There’s a girl I know, who like so many, records every life event on Facebook. She has made a long series of questionable decisions that didn’t end well. The interesting thing is that every time she begins one of these new disastrous adventures she adds, “so I prayed about it and feel this is what God wants me to do.” She’s not the only one who says things like this. Of course, prayer is a good thing. Jesus prayed before every major decision He made. We all need to pray for God’s guidance. The problem comes when we begin to think that every hairbrained idea we come up with must be God’s will since we prayed about.
It has become the new “what would Jesus do” type of slogan. Once again, who shouldn’t be thinking about whether they’re following Jesus’ example as they make decisions? The rub comes when we begin to think that anything I want to do is what Jesus would do. This is kindred to “I researched this,” or “I studied this” and “feel that the Spirit is leading me” to do such or such. Once again, it’s amazing that the spirit is leading and their study has resulted in whatever it is they wanted to do.
It reminds me of the guy who was on a diet and was trying to stay away from sugar. As he was driving down the street, he noticed a bakery. So he prayed, dear God, if it’s okay for me to stop at this bakery and get a cupcake, please show me a sign by letting there be a parking spot open in front of the bakery. He said, “sure enough as I drove by the bakery there was a parking spot open right in front and I only had to go around the block five times.”
When I was a kid, I had a magic 8-ball, which was a fortune telling novelty toy. Some of you might remember this toy. You would ask it a “yes” or “no” type of question, turn it over, and the answer would float up in the window beneath it.

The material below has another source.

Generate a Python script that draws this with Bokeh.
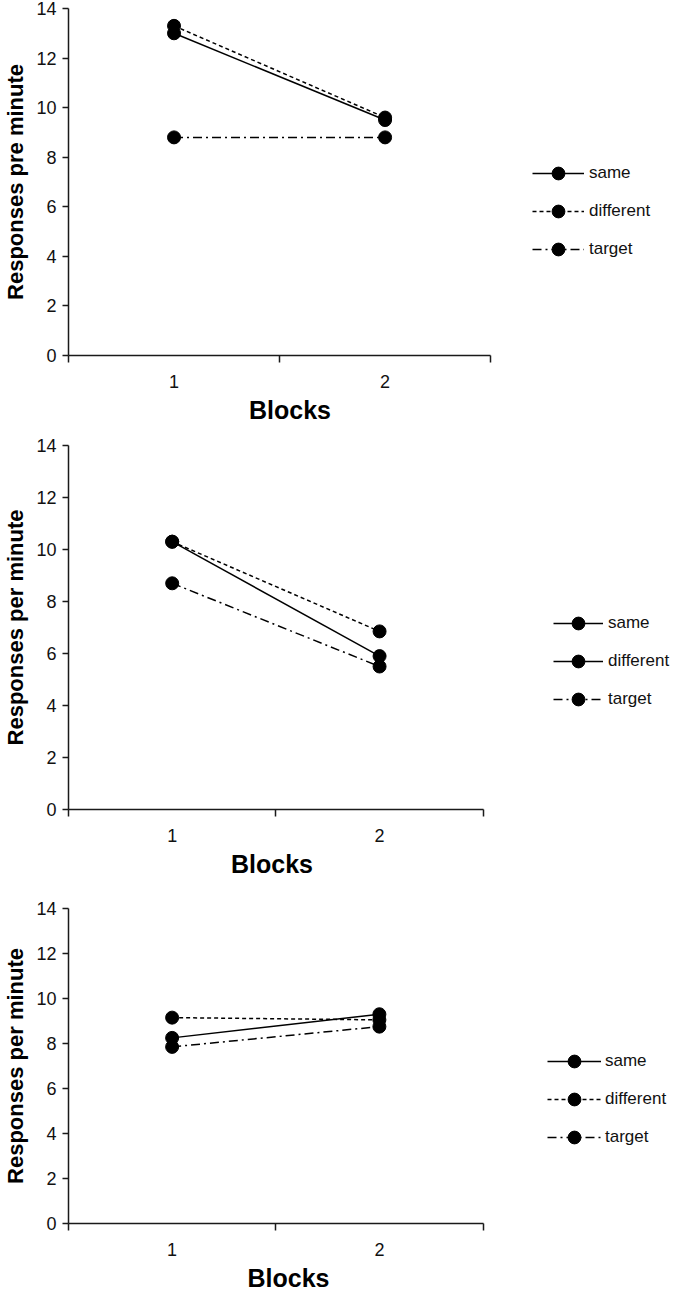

Of course, we soon learned that if you didn’t get the answer you wanted the first time, you could just turn it over again and again until you got the answer you wanted.
No praying, studying, WWJD, or Bible study will ever make something that is wrong – right. Decisions can be hard. There are those who “distort (twist, NKJV)….the Scriptures, to their own destruction” (2 Pt. 3:16). The goal of prayer as with Bible study is to find out what God has said, not what we can make the Bible say.